Set exercise: Reproduce all of the data below without alteration; exclude every picture.

* start *

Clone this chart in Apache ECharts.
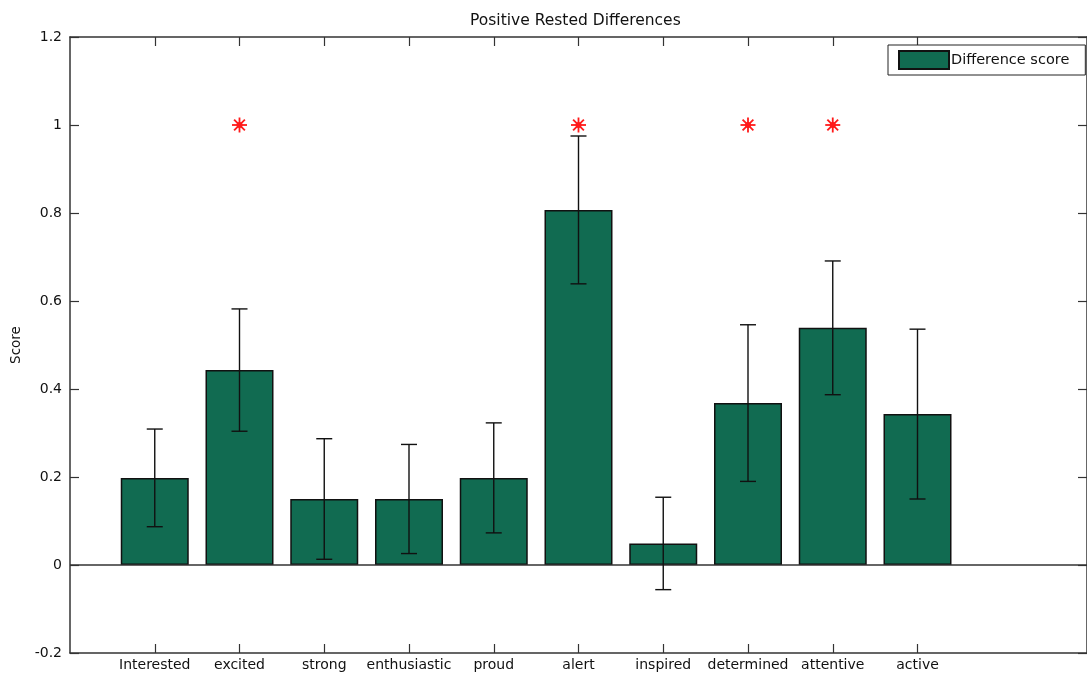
<!DOCTYPE html>
<html>
<head>
<meta charset="utf-8">
<script src="https://cdn.jsdelivr.net/npm/echarts@6/dist/echarts.min.js"></script>
<style>
html,body{margin:0;padding:0;background:#fff;}
#chart{width:1087px;height:676px;}
</style>
</head>
<body>
<div id="chart"></div>
<script>
const categories = ['Interested','excited','strong','enthusiastic','proud','alert','inspired','determined','attentive','active'];
const scores = [0.198, 0.443, 0.150, 0.150, 0.198, 0.807, 0.049, 0.368, 0.539, 0.343];
const errors = [0.111, 0.139, 0.137, 0.124, 0.125, 0.168, 0.105, 0.178, 0.152, 0.193];
const starCategories = ['excited','alert','determined','attentive'];
const starValues = [1, 1, 1, 1];
const yTicks = [-0.2, 0, 0.2, 0.4, 0.6, 0.8, 1, 1.2];

const positions = categories.map((c, i) => i + 1);
const barData = categories.map((c, i) => [positions[i], scores[i]]);
const errData = categories.map((c, i) => [positions[i], scores[i], errors[i]]);
const starData = starCategories.map((c, i) => [categories.indexOf(c) + 1, starValues[i]]);

const axisColor = '#333';
const font = 'DejaVu Sans, Liberation Sans, Arial, sans-serif';

const chart = echarts.init(document.getElementById('chart'));
chart.setOption({
  animation: false,
  backgroundColor: '#fff',
  title: {
    text: 'Positive Rested Differences',
    left: 465, top: 8,
    textStyle: {fontFamily: font, fontSize: 15.5, fontWeight: 'normal', color: '#111'}
  },
  legend: {
    left: 888, top: 45,
    itemWidth: 50, itemHeight: 18, itemGap: 4,
    icon: 'rect',
    borderColor: '#222', borderWidth: 1, borderRadius: 0,
    padding: [5, 16, 5, 10],
    backgroundColor: '#fff',
    textStyle: {fontFamily: font, fontSize: 14.5, color: '#111', padding: [0, 0, 0, -3]},
    data: ['Difference score']
  },
  grid: {left: 70, right: -2, top: 37, bottom: 23, containLabel: false},
  xAxis: [{
    type: 'value', min: 0, max: 12, interval: 1,
    position: 'bottom',
    splitLine: {show: false},
    axisLine: {show: true, onZero: false, lineStyle: {color: axisColor, width: 1.5}},
    axisTick: {show: true, inside: true, length: 9, customValues: positions, lineStyle: {color: axisColor, width: 1.2}},
    axisLabel: {show: true, customValues: positions, margin: 5,
      formatter: v => categories[Math.round(v) - 1] || '',
      fontFamily: font, fontSize: 14, color: '#111'}
  }, {
    type: 'value', min: 0, max: 12, interval: 1,
    position: 'top',
    splitLine: {show: false},
    axisLine: {show: true, onZero: false, lineStyle: {color: axisColor, width: 1.5}},
    axisTick: {show: true, inside: true, length: 9, customValues: positions, lineStyle: {color: axisColor, width: 1.2}},
    axisLabel: {show: false}
  }],
  yAxis: [{
    type: 'value', min: -0.2, max: 1.2, interval: 0.2,
    position: 'left',
    name: 'Score', nameLocation: 'middle', nameGap: 47, nameRotate: 90,
    nameTextStyle: {fontFamily: font, fontSize: 13.5, color: '#111'},
    splitLine: {show: false},
    axisLine: {show: true, onZero: false, lineStyle: {color: axisColor, width: 1.5}},
    axisTick: {show: true, inside: true, length: 9, lineStyle: {color: axisColor, width: 1.2}},
    axisLabel: {fontFamily: font, fontSize: 14, color: '#111', margin: 8,
      formatter: v => String(Math.round(v * 10) / 10)}
  }, {
    type: 'value', min: -0.2, max: 1.2, interval: 0.2,
    position: 'right',
    splitLine: {show: false},
    axisLine: {show: true, onZero: false, lineStyle: {color: axisColor, width: 1.5}},
    axisTick: {show: true, inside: true, length: 9, lineStyle: {color: axisColor, width: 1.2}},
    axisLabel: {show: false}
  }],
  series: [{
    name: 'Difference score',
    type: 'bar',
    xAxisIndex: 0, yAxisIndex: 0,
    barWidth: 68,
    data: barData,
    itemStyle: {color: '#116b51', borderColor: '#111', borderWidth: 1.5},
    markLine: {
      silent: true, symbol: 'none',
      label: {show: false},
      lineStyle: {color: axisColor, width: 1.5, type: 'solid'},
      data: [{yAxis: 0}]
    },
    z: 2
  }, {
    type: 'custom',
    xAxisIndex: 0, yAxisIndex: 0,
    data: errData,
    z: 5,
    renderItem: function (params, api) {
      const x = api.value(0), v = api.value(1), e = api.value(2);
      const top = api.coord([x, v + e]);
      const bot = api.coord([x, v - e]);
      const cap = 8;
      const style = {stroke: '#111', lineWidth: 1.4};
      return {type: 'group', children: [
        {type: 'line', shape: {x1: top[0], y1: top[1], x2: bot[0], y2: bot[1]}, style: style},
        {type: 'line', shape: {x1: top[0] - cap, y1: top[1], x2: top[0] + cap, y2: top[1]}, style: style},
        {type: 'line', shape: {x1: bot[0] - cap, y1: bot[1], x2: bot[0] + cap, y2: bot[1]}, style: style}
      ]};
    }
  }, {
    type: 'custom',
    xAxisIndex: 0, yAxisIndex: 0,
    data: starData,
    z: 6,
    renderItem: function (params, api) {
      const p = api.coord([api.value(0), api.value(1)]);
      const r = 7.5, d = r * 0.72;
      const style = {stroke: '#ff1a1a', lineWidth: 1.8};
      return {type: 'group', children: [
        {type: 'line', shape: {x1: p[0] - r, y1: p[1], x2: p[0] + r, y2: p[1]}, style: style},
        {type: 'line', shape: {x1: p[0], y1: p[1] - r, x2: p[0], y2: p[1] + r}, style: style},
        {type: 'line', shape: {x1: p[0] - d, y1: p[1] - d, x2: p[0] + d, y2: p[1] + d}, style: style},
        {type: 'line', shape: {x1: p[0] - d, y1: p[1] + d, x2: p[0] + d, y2: p[1] - d}, style: style},
        {type: 'circle', shape: {cx: p[0], cy: p[1], r: 3}, style: {fill: '#ff1a1a'}}
      ]};
    }
  }]
});
</script>
</body>
</html>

* end *

Response for this exercise:
Clone this chart in Apache ECharts.
<!DOCTYPE html>
<html>
<head>
<meta charset="utf-8">
<script src="https://cdn.jsdelivr.net/npm/echarts@6/dist/echarts.min.js"></script>
<style>
html,body{margin:0;padding:0;background:#fff;}
#chart{width:1087px;height:676px;}
</style>
</head>
<body>
<div id="chart"></div>
<script>
const categories = ['Interested','excited','strong','enthusiastic','proud','alert','inspired','determined','attentive','active'];
const scores = [0.198, 0.443, 0.150, 0.150, 0.198, 0.807, 0.049, 0.368, 0.539, 0.343];
const errors = [0.111, 0.139, 0.137, 0.124, 0.125, 0.168, 0.105, 0.178, 0.152, 0.193];
const starCategories = ['excited','alert','determined','attentive'];
const starValues = [1, 1, 1, 1];
const yTicks = [-0.2, 0, 0.2, 0.4, 0.6, 0.8, 1, 1.2];

const positions = categories.map((c, i) => i + 1);
const barData = categories.map((c, i) => [positions[i], scores[i]]);
const errData = categories.map((c, i) => [positions[i], scores[i], errors[i]]);
const starData = starCategories.map((c, i) => [categories.indexOf(c) + 1, starValues[i]]);

const axisColor = '#333';
const font = 'DejaVu Sans, Liberation Sans, Arial, sans-serif';

const chart = echarts.init(document.getElementById('chart'));
chart.setOption({
  animation: false,
  backgroundColor: '#fff',
  title: {
    text: 'Positive Rested Differences',
    left: 465, top: 8,
    textStyle: {fontFamily: font, fontSize: 15.5, fontWeight: 'normal', color: '#111'}
  },
  legend: {
    left: 888, top: 45,
    itemWidth: 50, itemHeight: 18, itemGap: 4,
    icon: 'rect',
    borderColor: '#222', borderWidth: 1, borderRadius: 0,
    padding: [5, 16, 5, 10],
    backgroundColor: '#fff',
    textStyle: {fontFamily: font, fontSize: 14.5, color: '#111', padding: [0, 0, 0, -3]},
    data: ['Difference score']
  },
  grid: {left: 70, right: -2, top: 37, bottom: 23, containLabel: false},
  xAxis: [{
    type: 'value', min: 0, max: 12, interval: 1,
    position: 'bottom',
    splitLine: {show: false},
    axisLine: {show: true, onZero: false, lineStyle: {color: axisColor, width: 1.5}},
    axisTick: {show: true, inside: true, length: 9, customValues: positions, lineStyle: {color: axisColor, width: 1.2}},
    axisLabel: {show: true, customValues: positions, margin: 5,
      formatter: v => categories[Math.round(v) - 1] || '',
      fontFamily: font, fontSize: 14, color: '#111'}
  }, {
    type: 'value', min: 0, max: 12, interval: 1,
    position: 'top',
    splitLine: {show: false},
    axisLine: {show: true, onZero: false, lineStyle: {color: axisColor, width: 1.5}},
    axisTick: {show: true, inside: true, length: 9, customValues: positions, lineStyle: {color: axisColor, width: 1.2}},
    axisLabel: {show: false}
  }],
  yAxis: [{
    type: 'value', min: -0.2, max: 1.2, interval: 0.2,
    position: 'left',
    name: 'Score', nameLocation: 'middle', nameGap: 47, nameRotate: 90,
    nameTextStyle: {fontFamily: font, fontSize: 13.5, color: '#111'},
    splitLine: {show: false},
    axisLine: {show: true, onZero: false, lineStyle: {color: axisColor, width: 1.5}},
    axisTick: {show: true, inside: true, length: 9, lineStyle: {color: axisColor, width: 1.2}},
    axisLabel: {fontFamily: font, fontSize: 14, color: '#111', margin: 8,
      formatter: v => String(Math.round(v * 10) / 10)}
  }, {
    type: 'value', min: -0.2, max: 1.2, interval: 0.2,
    position: 'right',
    splitLine: {show: false},
    axisLine: {show: true, onZero: false, lineStyle: {color: axisColor, width: 1.5}},
    axisTick: {show: true, inside: true, length: 9, lineStyle: {color: axisColor, width: 1.2}},
    axisLabel: {show: false}
  }],
  series: [{
    name: 'Difference score',
    type: 'bar',
    xAxisIndex: 0, yAxisIndex: 0,
    barWidth: 68,
    data: barData,
    itemStyle: {color: '#116b51', borderColor: '#111', borderWidth: 1.5},
    markLine: {
      silent: true, symbol: 'none',
      label: {show: false},
      lineStyle: {color: axisColor, width: 1.5, type: 'solid'},
      data: [{yAxis: 0}]
    },
    z: 2
  }, {
    type: 'custom',
    xAxisIndex: 0, yAxisIndex: 0,
    data: errData,
    z: 5,
    renderItem: function (params, api) {
      const x = api.value(0), v = api.value(1), e = api.value(2);
      const top = api.coord([x, v + e]);
      const bot = api.coord([x, v - e]);
      const cap = 8;
      const style = {stroke: '#111', lineWidth: 1.4};
      return {type: 'group', children: [
        {type: 'line', shape: {x1: top[0], y1: top[1], x2: bot[0], y2: bot[1]}, style: style},
        {type: 'line', shape: {x1: top[0] - cap, y1: top[1], x2: top[0] + cap, y2: top[1]}, style: style},
        {type: 'line', shape: {x1: bot[0] - cap, y1: bot[1], x2: bot[0] + cap, y2: bot[1]}, style: style}
      ]};
    }
  }, {
    type: 'custom',
    xAxisIndex: 0, yAxisIndex: 0,
    data: starData,
    z: 6,
    renderItem: function (params, api) {
      const p = api.coord([api.value(0), api.value(1)]);
      const r = 7.5, d = r * 0.72;
      const style = {stroke: '#ff1a1a', lineWidth: 1.8};
      return {type: 'group', children: [
        {type: 'line', shape: {x1: p[0] - r, y1: p[1], x2: p[0] + r, y2: p[1]}, style: style},
        {type: 'line', shape: {x1: p[0], y1: p[1] - r, x2: p[0], y2: p[1] + r}, style: style},
        {type: 'line', shape: {x1: p[0] - d, y1: p[1] - d, x2: p[0] + d, y2: p[1] + d}, style: style},
        {type: 'line', shape: {x1: p[0] - d, y1: p[1] + d, x2: p[0] + d, y2: p[1] - d}, style: style},
        {type: 'circle', shape: {cx: p[0], cy: p[1], r: 3}, style: {fill: '#ff1a1a'}}
      ]};
    }
  }]
});
</script>
</body>
</html>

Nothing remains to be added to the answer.